- Born: Simon Antony Peckham 13 August 1962 (age 63)
- Education: Dame Allan's School
- Occupation: Businessman
- Years active: 1983–present
- Title: CEO, Melrose plc
- Term: 2012–2024
- Successor: Peter Dilnot
- Children: 2

= Simon Peckham =

British businessman (born 1962)

Simon Antony Peckham (born 13 August 1962) is a British businessman. He was the chief executive (CEO) of Melrose plc (between 2012–2024), a British investment company specialising in the acquisition and performance improvement of underperforming businesses. In 2014, he was the highest paid FTSE-100 CEO, earning £31 million worth of Melrose shares as an incentive scheme matured.

==Early life==
Peckham's father was HR director of a printing firm, and his mother a nurse and then a probation officer. He has a brother. He went to Dame Allan's School, Newcastle upon Tyne and read law at Newcastle University.

==Career==
Peckham qualified as a solicitor in 1986. He practiced at Clifford Chance.
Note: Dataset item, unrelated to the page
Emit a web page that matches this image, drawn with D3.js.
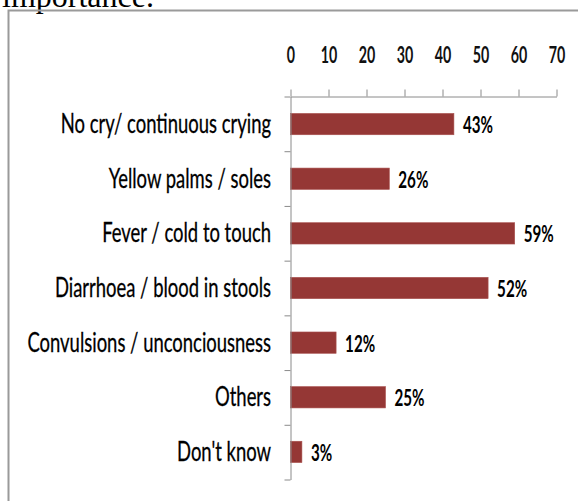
<!DOCTYPE html>
<html>
<head>
<meta charset="utf-8">
<script src="https://cdn.jsdelivr.net/npm/d3@7"></script>
<style>
  html, body { margin: 0; padding: 0; background: #fff; }
  svg { display: block; }
</style>
</head>
<body>
<svg id="chart" width="578" height="501"></svg>
<script>
// Danger signs recognised by respondents (% of mentions)
const categories = [
  "No cry/ continuous crying",
  "Yellow palms / soles",
  "Fever / cold to touch",
  "Diarrhoea / blood in stools",
  "Convulsions / unconciousness",
  "Others",
  "Don't know"
];
const values = [43, 26, 59, 52, 12, 25, 3];
const xTicks = [0, 10, 20, 30, 40, 50, 60, 70];

const svg = d3.select("#chart");
const font = "Lato, 'Open Sans', sans-serif";
const axisColor = "#8a8a8a";
const barColor = "#953735";

// Page text cut off above the chart frame
svg.append("text")
  .attr("x", 2).attr("y", 7)
  .attr("font-family", "'Liberation Serif', 'Times New Roman', serif")
  .attr("font-size", 32)
  .attr("fill", "#000")
  .text("importance.");

// Chart frame (open on the right and bottom)
svg.append("path")
  .attr("d", "M8.5,501 L8.5,10.5 L578,10.5")
  .attr("fill", "none")
  .attr("stroke", "#9a9a9a")
  .attr("stroke-width", 2);

const x = d3.scaleLinear().domain([0, 70]).range([290.5, 556.5]);
const plotTop = 96.5, plotBottom = 479.5;
const y = d3.scaleBand()
  .domain(categories)
  .range([plotTop, plotBottom])
  .paddingInner(0.61)
  .paddingOuter(0.31);

// Bars
svg.append("g").selectAll("rect")
  .data(values)
  .join("rect")
  .attr("x", x(0))
  .attr("y", (d, i) => y(categories[i]))
  .attr("width", d => x(d) - x(0))
  .attr("height", y.bandwidth())
  .attr("fill", barColor)
  .attr("stroke", "#a8504e")
  .attr("stroke-width", 0.6);

// Top value axis
const xAxis = svg.append("g")
  .attr("transform", `translate(0,${plotTop})`)
  .call(d3.axisTop(x).tickValues(xTicks).tickSize(7).tickSizeOuter(0).tickPadding(27));
xAxis.select(".domain").attr("stroke", axisColor);
xAxis.selectAll(".tick line").attr("stroke", axisColor);
xAxis.selectAll(".tick text")
  .attr("font-family", font)
  .attr("font-size", 23)
  .attr("font-weight", 700)
  .attr("fill", "#111")
  .attr("transform", "scale(0.62,1)");

// Left category axis, ticks on the band boundaries
const bounds = d3.scaleLinear().domain([0, categories.length]).range([plotTop, plotBottom]);
const yAxis = svg.append("g")
  .attr("transform", `translate(${x(0)},0)`)
  .call(d3.axisLeft(bounds).ticks(categories.length).tickFormat("").tickSize(6).tickSizeOuter(0));
yAxis.select(".domain").attr("stroke", axisColor);
yAxis.selectAll(".tick line").attr("stroke", axisColor);

// Category labels
svg.append("g").selectAll("g")
  .data(categories)
  .join("g")
  .attr("transform", d => `translate(271,${y(d) + y.bandwidth() / 2 + 9})`)
  .append("text")
  .attr("text-anchor", "end")
  .attr("font-family", font)
  .attr("font-size", 27)
  .attr("fill", "#000")
  .attr("stroke", "#000")
  .attr("stroke-width", 0.3)
  .attr("transform", "scale(0.683,1)")
  .text(d => d);

// Value labels
svg.append("g").selectAll("g")
  .data(values)
  .join("g")
  .attr("transform", (d, i) => `translate(${x(d) + 9},${y(categories[i]) + y.bandwidth() / 2 + 9})`)
  .append("text")
  .attr("font-family", font)
  .attr("font-size", 23)
  .attr("font-weight", 700)
  .attr("fill", "#000")
  .attr("transform", "scale(0.66,1)")
  .text(d => d + "%");
</script>
</body>
</html>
He joined Wassall plc in 1990 and became corporate development director in 1999.

From October 2000 to May 2003, he worked for the equity finance division of The Royal Bank of Scotland.

===Melrose===
Peckham is one of the founders of Melrose, and was chief operating officer and secretary from 2003. He had previously worked with fellow founders Roper and Miller at Wassall.

Peckham has been Melrose CEO since 9 May 2012, and CEO of Elster Group since 24 August 2012. In 2014, Peckham was the highest-paid FTSE-100 CEO, earning £31 million, this was due to the maturing of a five year share incentive scheme paid out to the three founders of Melrose.

Melrose’s £8bn purchase of GKN in 2018 was the biggest hostile takeover in the City of London since Kraft’s successful hostile takeover of Cadbury in 2009 and triggered a backlash from certain politicians and trade unions over fears of cuts to UK jobs and investment.

==Personal life==
Peckham is married and has two daughters.